Requirement:
Transcribe the material exactly. Images do not belong in the copy.

....

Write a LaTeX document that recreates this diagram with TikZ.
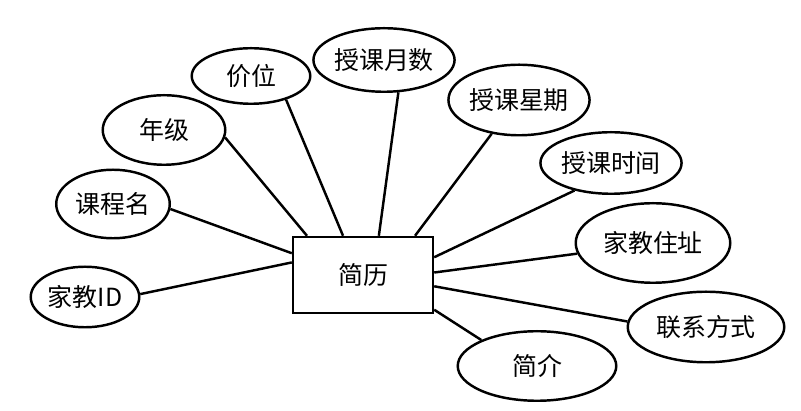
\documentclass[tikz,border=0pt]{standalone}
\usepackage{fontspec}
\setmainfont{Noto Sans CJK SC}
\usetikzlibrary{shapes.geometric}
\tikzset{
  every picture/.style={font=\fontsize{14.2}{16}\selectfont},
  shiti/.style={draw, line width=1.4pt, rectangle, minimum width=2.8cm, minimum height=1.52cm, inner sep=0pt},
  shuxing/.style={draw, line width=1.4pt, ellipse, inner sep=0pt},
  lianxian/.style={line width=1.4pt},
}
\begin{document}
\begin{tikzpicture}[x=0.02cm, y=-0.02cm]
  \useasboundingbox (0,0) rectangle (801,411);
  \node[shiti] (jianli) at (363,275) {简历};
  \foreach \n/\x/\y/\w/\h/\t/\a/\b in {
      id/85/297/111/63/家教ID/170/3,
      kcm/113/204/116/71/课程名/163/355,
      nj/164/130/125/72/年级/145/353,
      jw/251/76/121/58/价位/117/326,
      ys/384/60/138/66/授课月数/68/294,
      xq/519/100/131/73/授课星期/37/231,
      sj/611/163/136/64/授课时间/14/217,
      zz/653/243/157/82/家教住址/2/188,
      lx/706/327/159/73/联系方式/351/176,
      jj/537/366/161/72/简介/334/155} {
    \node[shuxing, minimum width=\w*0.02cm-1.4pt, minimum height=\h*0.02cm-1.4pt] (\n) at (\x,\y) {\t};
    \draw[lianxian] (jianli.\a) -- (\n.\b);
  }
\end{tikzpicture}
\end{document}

....

Solved problem:
Write a LaTeX document that recreates this diagram with TikZ.
\documentclass[tikz,border=0pt]{standalone}
\usepackage{fontspec}
\setmainfont{Noto Sans CJK SC}
\usetikzlibrary{shapes.geometric}
\tikzset{
  every picture/.style={font=\fontsize{14.2}{16}\selectfont},
  shiti/.style={draw, line width=1.4pt, rectangle, minimum width=2.8cm, minimum height=1.52cm, inner sep=0pt},
  shuxing/.style={draw, line width=1.4pt, ellipse, inner sep=0pt},
  lianxian/.style={line width=1.4pt},
}
\begin{document}
\begin{tikzpicture}[x=0.02cm, y=-0.02cm]
  \useasboundingbox (0,0) rectangle (801,411);
  \node[shiti] (jianli) at (363,275) {简历};
  \foreach \n/\x/\y/\w/\h/\t/\a/\b in {
      id/85/297/111/63/家教ID/170/3,
      kcm/113/204/116/71/课程名/163/355,
      nj/164/130/125/72/年级/145/353,
      jw/251/76/121/58/价位/117/326,
      ys/384/60/138/66/授课月数/68/294,
      xq/519/100/131/73/授课星期/37/231,
      sj/611/163/136/64/授课时间/14/217,
      zz/653/243/157/82/家教住址/2/188,
      lx/706/327/159/73/联系方式/351/176,
      jj/537/366/161/72/简介/334/155} {
    \node[shuxing, minimum width=\w*0.02cm-1.4pt, minimum height=\h*0.02cm-1.4pt] (\n) at (\x,\y) {\t};
    \draw[lianxian] (jianli.\a) -- (\n.\b);
  }
\end{tikzpicture}
\end{document}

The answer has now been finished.